Plastic bottles and jugs are one. They give us as-is storage for small items of food or materials, our own become water storage, heat sinks, and cooler ice blocks. With some holes and-or a cut, they’re windowsill and porch and fenceline planters, cloches, speedy-fill drip waterers, bait fish and slug traps, mosquito and fly traps. They also cut down to be “drawers” for organized shelving of materials.
Canning jars we’ll want when we go full-hog gardening can be used to hold storage foods we repackage, or small items like gauze, band-aids, exam/handling gloves, hankies, or water. And then we stack them up, throw some salvaged panel on top, and have ourselves a workstation. Or, top that with some salvaged curtains or sheets, and we have an indoor side table, desk or counter.

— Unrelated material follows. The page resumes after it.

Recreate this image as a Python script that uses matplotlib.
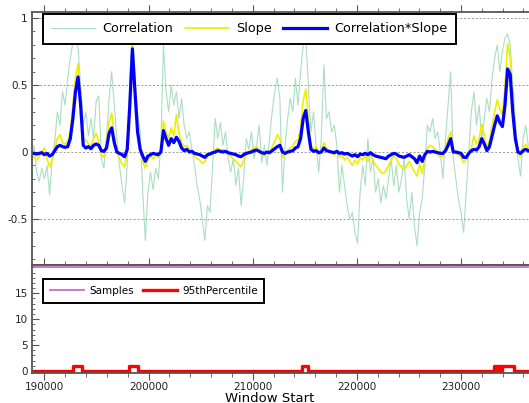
import matplotlib
matplotlib.use('Agg')
import matplotlib.pyplot as plt
from matplotlib.ticker import MultipleLocator
import numpy as np

# window starts, regular spacing
win_start = np.arange(193) * 248.5 + 188750

correlation = [
    -0.08, 0.05, -0.15, -0.22, -0.12, -0.2, -0.1, -0.32, -0.05, 0.08,
    0.3, 0.2, 0.45, 0.35, 0.55, 0.7, 0.82, 0.85, 0.78, 0.5,
    0.2, 0.3, 0.12, 0.25, 0.1, 0.38, 0.42, -0.05, -0.12, 0.1,
    0.4, 0.6, 0.35, 0.1, -0.1, -0.25, -0.38, -0.1, 0.55, 0.85,
    0.5, 0.3, 0.15, -0.3, -0.66, -0.3, -0.15, -0.28, -0.12, -0.2,
    0.05, 0.8, 0.45, 0.3, 0.5, 0.35, 0.45, 0.25, 0.4, 0.2,
    0.1, 0.15, 0.02, -0.1, -0.25, -0.35, -0.5, -0.66, -0.4, -0.45,
    -0.1, 0.25, 0.1, 0.22, 0.05, 0.15, -0.05, -0.15, -0.05, -0.25,
    -0.12, -0.4, -0.2, 0.1, 0.02, 0.15, -0.05, 0.05, 0.2, -0.08,
    0.05, -0.1, 0.1, 0.3, 0.45, 0.55, 0.4,
    -0.3, 0.05, 0.25, 0.4, 0.3, 0.55, 0.35, 0.6, 0.8, 0.85,
    0.5, 0.15, 0.3, 0.05, -0.15, 0.1, 0.65, 0.25, 0.3, 0.15,
    0.2, 0.05, -0.3, -0.1, -0.25, -0.4, -0.5, -0.45, -0.6, -0.68,
    -0.3, -0.1, -0.25, 0.1, -0.15, -0.05, -0.3, -0.2, -0.38, -0.25,
    -0.35, -0.2, -0.05, -0.25, -0.1, -0.3, -0.2, -0.05, -0.35, -0.5,
    -0.3, -0.55, -0.7, -0.45, -0.35, -0.1, 0.2, 0.15, 0.25, 0.1,
    0.15, 0.0, -0.2, 0.1, 0.35, 0.6, -0.05, -0.2, -0.35, -0.45,
    -0.6, -0.3, 0.0, 0.3, 0.45, 0.2, 0.35, 0.1, 0.25, 0.4,
    0.3, 0.55, 0.7, 0.8, 0.6, 0.75, 0.85, 0.88, 0.8, 0.5,
    0.25, -0.05, -0.18, 0.1, 0.2, 0.05,
]

slope = [
    -0.02, -0.04, -0.06, -0.03, 0.0, 0.03, -0.05, -0.11, -0.06, 0.02,
    0.1, 0.13, 0.07, 0.06, 0.08, 0.15, 0.35, 0.55, 0.66, 0.4,
    0.08, 0.09, 0.06, 0.04, 0.1, 0.14, 0.07, -0.02, -0.04, 0.08,
    0.22, 0.29, 0.12, 0.0, -0.05, -0.09, -0.11, 0.0, 0.42, 0.82,
    0.55, 0.2, 0.03, -0.07, -0.12, -0.06, -0.03, -0.05, -0.02, -0.04,
    0.02, 0.23, 0.15, 0.1, 0.18, 0.12, 0.28, 0.14, 0.07, 0.04,
    0.05, 0.02, 0.0, -0.03, -0.05, -0.06, -0.085, -0.07, -0.04, -0.02,
    0.0, 0.02, 0.03, 0.01, 0.02, 0.0, -0.02, -0.03, -0.05, -0.07,
    -0.09, -0.11, -0.06, -0.02, 0.0, 0.02, 0.03, 0.04, 0.01, -0.02,
    -0.03, 0.0, -0.01, 0.04, 0.08, 0.13, 0.1,
    -0.04, -0.02, 0.01, 0.03, 0.05, 0.08, 0.09, 0.18, 0.38, 0.47,
    0.25, 0.05, 0.02, 0.04, -0.02, 0.01, 0.07, 0.03, 0.01, -0.01,
    -0.02, 0.0, -0.04, -0.02, -0.06, -0.04, -0.07, -0.1, -0.06, -0.09,
    -0.04, -0.06, -0.03, -0.07, -0.02, -0.06, -0.1, -0.12, -0.15, -0.16,
    -0.14, -0.1, -0.06, -0.03, -0.05, -0.09, -0.11, -0.13, -0.1, -0.07,
    -0.11, -0.15, -0.18, -0.09, -0.16, -0.05, 0.03, 0.05, 0.04, 0.02,
    -0.02, -0.04, -0.03, 0.03, 0.1, 0.15, 0.02, -0.01, -0.02, -0.04,
    -0.08, -0.06, -0.02, 0.03, 0.12, 0.06, 0.1, 0.21, 0.12, 0.03,
    0.09, 0.2, 0.3, 0.39, 0.32, 0.28, 0.48, 0.81, 0.7, 0.4,
    0.15, 0.0, -0.04, 0.03, 0.06, 0.03,
]

corr_slope = [
    -0.01, -0.01, -0.015, -0.01, -0.005, -0.02, -0.01, -0.03, -0.02, 0.01,
    0.04, 0.05, 0.04, 0.035, 0.04, 0.1, 0.25, 0.45, 0.56, 0.35,
    0.05, 0.03, 0.04, 0.025, 0.05, 0.06, 0.05, 0.01, 0.005, 0.03,
    0.14, 0.18, 0.07, 0.0, -0.01, -0.02, -0.035, 0.02, 0.35, 0.77,
    0.45, 0.15, 0.02, -0.03, -0.07, -0.03, -0.02, -0.01, -0.015, -0.02,
    0.0, 0.16, 0.1, 0.05, 0.1, 0.07, 0.11, 0.08, 0.03, 0.01,
    0.02, 0.0, 0.005, -0.01, -0.015, -0.02, -0.03, -0.04, -0.02, -0.015,
    -0.005, 0.0, 0.01, 0.005, 0.0, 0.005, -0.005, -0.01, -0.015, -0.02,
    -0.03, -0.035, -0.02, -0.01, -0.005, 0.0, 0.01, 0.015, 0.005, -0.005,
    -0.01, 0.0, -0.005, 0.01, 0.025, 0.04, 0.05,
    0.0, -0.01, 0.0, 0.005, 0.01, 0.03, 0.04, 0.1, 0.25, 0.31,
    0.15, 0.02, 0.005, 0.01, -0.005, 0.0, 0.03, 0.01, 0.005, 0.0,
    -0.005, 0.005, -0.01, -0.005, -0.015, -0.01, -0.02, -0.03, -0.02, -0.035,
    -0.015, -0.02, -0.01, -0.02, -0.005, -0.02, -0.03, -0.035, -0.04, -0.045,
    -0.05, -0.03, -0.02, -0.01, -0.015, -0.03, -0.035, -0.04, -0.03, -0.02,
    -0.035, -0.05, -0.08, -0.03, -0.07, -0.02, 0.005, 0.0, 0.005, 0.0,
    -0.005, -0.01, -0.01, 0.01, 0.05, 0.1, 0.0, 0.0, -0.005, -0.01,
    -0.04, -0.04, -0.01, 0.01, 0.02, 0.015, 0.04, 0.1, 0.06, 0.01,
    0.04, 0.12, 0.2, 0.27, 0.22, 0.19, 0.35, 0.62, 0.58, 0.3,
    0.1, 0.0, -0.01, 0.01, 0.02, 0.01,
]

# lower panel
samples_x = [188750, 236460]
samples_y = [20, 20]
pct_x = [188750, 192710, 193570, 198140, 198950, 214760, 215330,
         233170, 233500, 233600, 233800, 233910, 235120, 236460]
pct_y = [0, 1, 0, 1, 0, 1, 0, 1, 0, 1, 0, 1, 0, 0]

plt.rcParams['axes.unicode_minus'] = False
plt.rcParams['font.family'] = 'DejaVu Sans'

axis_col = '#555555'


def style_axis(ax):
    for s in ['left', 'top', 'bottom']:
        ax.spines[s].set_color(axis_col)
        ax.spines[s].set_linewidth(1.3)
    ax.spines['right'].set_visible(False)
    ax.xaxis.set_major_locator(MultipleLocator(10000))
    ax.xaxis.set_minor_locator(MultipleLocator(2000))
    ax.tick_params(axis='x', which='both', direction='out', top=True,
                   colors=axis_col, labelcolor='#222222', labelsize=7.5, pad=1.5)
    ax.tick_params(axis='x', which='major', length=5)
    ax.tick_params(axis='x', which='minor', length=3)
    ax.tick_params(axis='y', which='both', direction='in', right=False,
                   colors=axis_col, labelcolor='#222222', labelsize=7.5, pad=3)
    ax.tick_params(axis='y', which='major', length=5)
    ax.tick_params(axis='y', which='minor', length=2.5)


def boxed_legend(ax, anchor, ncol, size, hlen, pad, tpad, cspace):
    leg = ax.legend(loc='upper left', bbox_to_anchor=anchor, ncol=ncol,
                    fontsize=size, handlelength=hlen, fancybox=False, framealpha=1,
                    borderpad=pad, columnspacing=cspace, handletextpad=tpad,
                    borderaxespad=0)
    leg.get_frame().set_edgecolor('black')
    leg.get_frame().set_linewidth(1.4)
    return leg


fig = plt.figure(figsize=(5.29, 4.03), dpi=100)
ax1 = fig.add_axes([32 / 529, 1 - 265 / 403, 497 / 529, 252.7 / 403])
ax2 = fig.add_axes([32 / 529, 1 - 373.3 / 403, 497 / 529, 108.3 / 403])

ax1.plot(win_start, correlation, color='#66c28e', alpha=0.55, lw=0.8, label='Correlation')
ax1.plot(win_start, slope, color='#eeee00', lw=1.2, label='Slope')
ax1.plot(win_start, corr_slope, color='#0000ff', lw=2.3, label='Correlation*Slope')
ax1.set_xlim(188800, 236530)
ax1.set_ylim(-0.843, 1.0425)
ax1.yaxis.set_minor_locator(MultipleLocator(0.1))
ax1.set_yticks([-0.5, 0, 0.5, 1])
ax1.set_yticklabels(['-0.5', '0', '0.5', '1'])
ax1.grid(axis='y', which='major', color='#999999', linestyle=(0, (2, 2)), lw=0.7)
style_axis(ax1)
ax1.tick_params(axis='x', which='both', bottom=False, labelbottom=False)
boxed_legend(ax1, (0.022, 0.993), 3, 9.2, 3.45, 0.65, 0.55, 0.9)

ax2.plot(samples_x, samples_y, color='#c86ec8', lw=1.3, label='Samples')
ax2.plot(pct_x, pct_y, color='#ff0000', lw=2.4, drawstyle='steps-post', label='95thPercentile')
ax2.set_xlim(188800, 236530)
ax2.set_ylim(-0.44, 20.46)
ax2.set_yticks([0, 5, 10, 15])
ax2.yaxis.set_minor_locator(MultipleLocator(1))
style_axis(ax2)
boxed_legend(ax2, (0.022, 0.871), 2, 7.5, 3.3, 0.65, 0.48, 0.85)

fig.text(270 / 529, 1 - 398 / 403, 'Window Start', fontsize=9.5,
         ha='center', va='center')

plt.savefig('out.png', dpi=100)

Filing cabinets are storage or come apart to be planters. DVD racks and wire shelving are outdoor planter shelves, or supports for winter hoop plastic or floating row cover.

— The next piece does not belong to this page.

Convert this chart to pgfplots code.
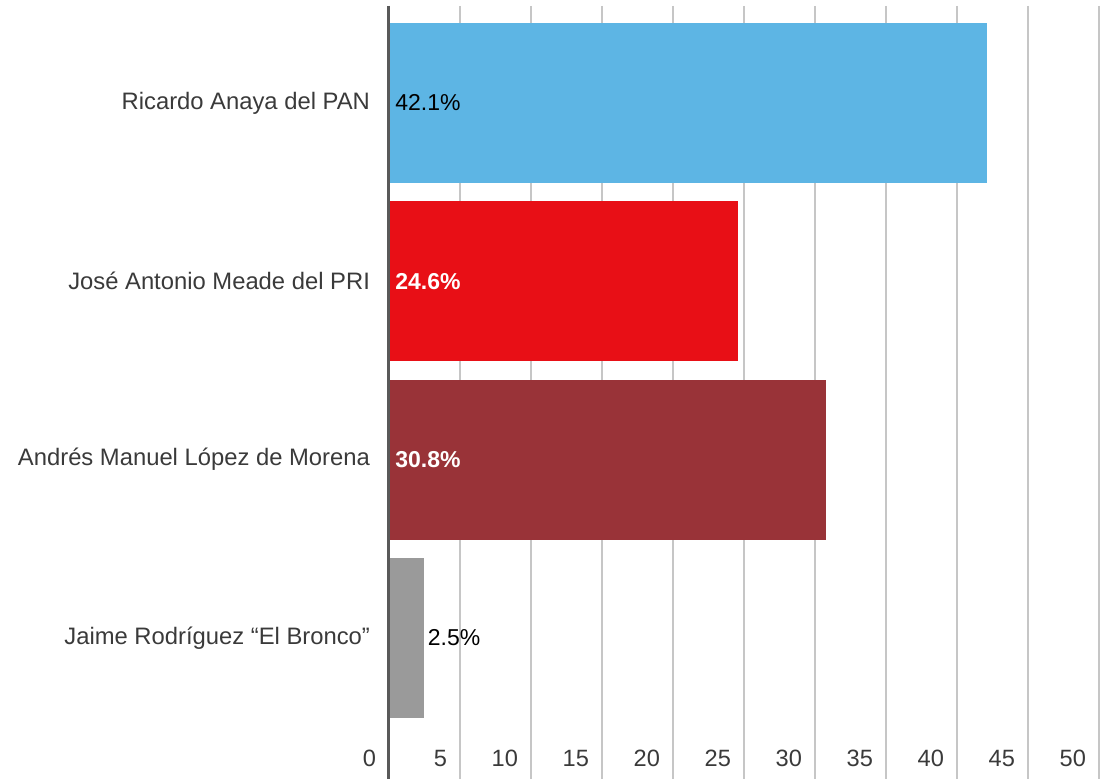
\documentclass[border=0pt]{standalone}
\usepackage{fontspec}
\setmainfont{Liberation Sans}
\usepackage{pgfplots}
\pgfplotsset{compat=1.18}
\definecolor{panblue}{HTML}{5DB5E4}
\definecolor{prired}{HTML}{E80F16}
\definecolor{morena}{HTML}{993338}
\definecolor{bronco}{HTML}{9A9A9A}
\definecolor{txt}{HTML}{3A3A3A}
\definecolor{gridc}{HTML}{C6C6C6}
\begin{document}
\begin{tikzpicture}[x=0.5pt,y=0.5pt]
\begin{axis}[
  scale only axis, width=355pt, height=386.5pt,
  xmin=0, xmax=50, ymin=-0.544, ymax=3.791, y dir=reverse,
  xbar, bar width=0.897, clip=false,
  xtick={0,5,...,50}, ytick={0,1,2,3},
  yticklabels={Ricardo Anaya del PAN, José Antonio Meade del PRI,
    Andrés Manuel López de Morena, Jaime Rodríguez “El Bronco”},
  major tick length=0pt,
  xmajorgrids, grid style={gridc, line width=1pt},
  axis line style={draw=none},
  xticklabel style={anchor=east, yshift=10.5pt, xshift=-3pt,
    font=\fontsize{11.8}{13}\selectfont, text=txt},
  yticklabel style={anchor=east, xshift=-6pt,
    font=\fontsize{11.9}{13}\selectfont, text=txt},
  /pgf/number format/assume math mode=true,
  every axis plot/.append style={draw=none, bar shift=0pt},
]
\addplot[fill=panblue] coordinates {(42.1,0)};
\addplot[fill=prired] coordinates {(24.6,1)};
\addplot[fill=morena] coordinates {(30.8,2)};
\addplot[fill=bronco] coordinates {(2.5,3)};
\draw[color=black!65, line width=1.5pt] (axis cs:0,-0.544) -- (axis cs:0,3.791);
\node[anchor=west, inner sep=0pt, xshift=3pt, font=\fontsize{11.5}{13}\selectfont] at (axis cs:0,0) {42.1\%};
\node[anchor=west, inner sep=0pt, xshift=3pt, text=white, font=\fontsize{11.5}{13}\selectfont\bfseries] at (axis cs:0,1) {24.6\%};
\node[anchor=west, inner sep=0pt, xshift=3pt, text=white, font=\fontsize{11.5}{13}\selectfont\bfseries] at (axis cs:0,2) {30.8\%};
\node[anchor=west, inner sep=0pt, xshift=1.5pt, font=\fontsize{11.5}{13}\selectfont] at (axis cs:2.5,3) {2.5\%};
\end{axis}
\pgfresetboundingbox
\path (current axis.south west) ++(-389,0) rectangle ++(1114,779);
\end{tikzpicture}
\end{document}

Set up two and top with a salvaged door or shipping pallet boards we’ve remanufactured into a sturdy two-ply shingle, and we have either a desk, a work counter, grow space for sprouts or shallow-rooted plants, or a hollow we can use to store larger, odd-shaped items. With tall ones, we can suspend hooks for line or a curtain rod/straight-ish limb and hang clothing or shoe/hat organizers to keep supplies or seasonal gear accessible and organized. Pretty up either with salvaged blankets, strips of discard from lampshade and couch manufacturers, raw cloth bolts, or split pillowcases hung like curtains.
The possibilities for a resourceful raccoon are pretty endless.
From where we get items to how we use them, rethinking our supply sources can save a lot of money and keep those supplies neater, more organized, and easier to use — and commonly, hidden in plain sight.
Developing and nurturing that flexible, versatile mindset and DIY can-do mentalities will serve us well all on its own.
It’s contagious, and it spreads through all aspects of our lives. We’ll stop seeing only an as-is item and start seeing ways to adapt and overcome, not just surviving but thriving no matter what comes, just like that canny North American rodent.